Il meccanismo della interprofessione è già applicato in Francia da Interbev, un organismo che rappresenta l’intera filiera nazionale delle carni. In effetti è sufficiente accantonare un centesimo al chilo per ogni vitellone italiano per racimolare 11 milioni e mezzo di euro. L’obiettivo della interprofessione italiana è quello di promuovere il “vitellone ai cereali Sigillo italiano” e valorizzare la vera carne Made in Italy. Per gli allevatori si tratta di vita o di morte: le importazioni di bovini a basso costo dall’Est Europa hanno fatto crollare le quotazioni all’ingrosso. E a luglio per ogni capo italiano venduto ci rimettevano fino a 150 euro.

In realtà il sistema dell’interprofessione è applicabile a tutte le filiere, a cominciare da quelle dei prodotti Dop, anche se su scala più ridotta. Un’idea che potrebbe rilanciare i molti consorzi in crisi d’identità e di vendite. E permettere loro di contrastare l’agguerrita concorrenza dei prodotti industriali che spesso, nonostante il nome italiano e una lunga storia imprenditoriale alle spalle, di Made in Italy hanno soltanto la confezione. E forse neppure quella.
Per esplicitare il meccanismo attraverso il quale l’interprofessione consente di accumulare la massa finanziaria critica necessaria a investire in pubblicità e promozione ho “saccheggiato” il documento presentato dal consorzio L’Italia Zootecnica al ministero delle Politiche Agricole.
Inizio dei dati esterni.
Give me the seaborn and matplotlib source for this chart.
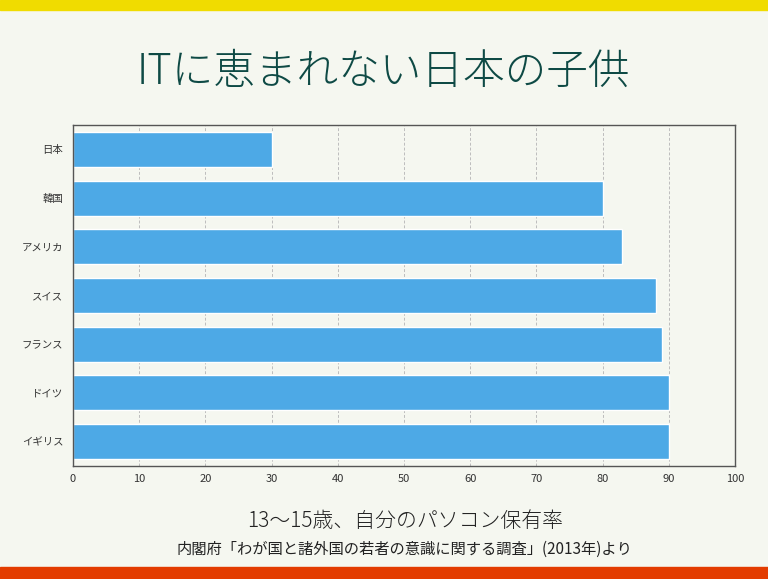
import matplotlib
matplotlib.use("Agg")
import matplotlib.pyplot as plt
import seaborn as sns
import pandas as pd

# 13-15歳のパソコン保有率 (%)
countries = ["日本", "韓国", "アメリカ", "スイス", "フランス", "ドイツ", "イギリス"]
rates = [30, 80, 83, 88, 89, 90, 90]
x_ticks = [0, 10, 20, 30, 40, 50, 60, 70, 80, 90, 100]

df = pd.DataFrame({"country": countries, "rate": rates})

bg = "#f5f7f0"
sns.set_style("ticks")
plt.rcParams["font.family"] = ["Noto Sans CJK JP", "DejaVu Sans"]

fig = plt.figure(figsize=(7.68, 5.79), dpi=100, facecolor=bg)
ax = fig.add_axes([73 / 768, 1 - 466 / 579, (735 - 73) / 768, (466 - 125) / 579])
ax.set_facecolor(bg)

sns.barplot(data=df, x="rate", y="country", color="#4da9e6", saturation=1,
            width=0.72, ax=ax, zorder=2)

ax.set_xlim(0, 100)
ax.set_xticks(x_ticks)
ax.grid(axis="x", linestyle=(0, (3, 2)), color="#bdbdbd", linewidth=0.7, zorder=0)
ax.grid(axis="y", visible=False)
for s in ax.spines.values():
    s.set_visible(True)
    s.set_color("#555555")
    s.set_linewidth(1)
ax.tick_params(axis="x", labelsize=8, length=0, pad=6, colors="#333333")
ax.tick_params(axis="y", labelsize=7.5, length=0, pad=7, colors="#333333")
ax.set_xlabel("")
ax.set_ylabel("")

# 上下の帯
fig.patches.append(plt.Rectangle((0, 1 - 10 / 579), 1, 10 / 579, transform=fig.transFigure,
                                 color="#f0dc00", zorder=0))
fig.patches.append(plt.Rectangle((0, 0), 1, 12 / 579, transform=fig.transFigure,
                                 color="#e33c00", zorder=0))

fig.text(383 / 768, 1 - 72 / 579, "ITに恵まれない日本の子供", ha="center", va="center",
         fontsize=30, fontweight="light", color="#0e4a45")
fig.text(405 / 768, 1 - 521 / 579, "13〜15歳、自分のパソコン保有率", ha="center", va="center",
         fontsize=15, fontweight="light", color="#222222")
fig.text(404 / 768, 1 - 549 / 579, "内閣府「わが国と諸外国の若者の意識に関する調査」(2013年)より",
         ha="center", va="center", fontsize=11, color="#222222")

fig.savefig("out.png", dpi=100, facecolor=bg)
Con alcune diapositive del file PowerPoint ho fatto un collage che pubblico qui a fianco in formato Jpg. Vale la pena di dargli un’occhiata. 
Certo, i progetti di filiera come questo richiedono una collaborazione stretta da parte di tutte le componenti. Ma come dimostrano i risultati ottenuti in Francia da Interbev riescono a orientare i consumatori e valorizzare le produzioni nazionali. Un indubbio vantaggio per chi acquista che può sapere da dove arriva quanto sta per mettere nel carrello della spesa. Ma un altrettanto importante vantaggio per i produttori. Rendere riconoscibile il vero Made in Italy a tavola significa aiutare la sostenibilità sociale delle nostre filiere. E scongiurare lo svuotamento delle campagne e delle stalle. Una prospettiva che la globalizzazione purtroppo rende sempre più concreta.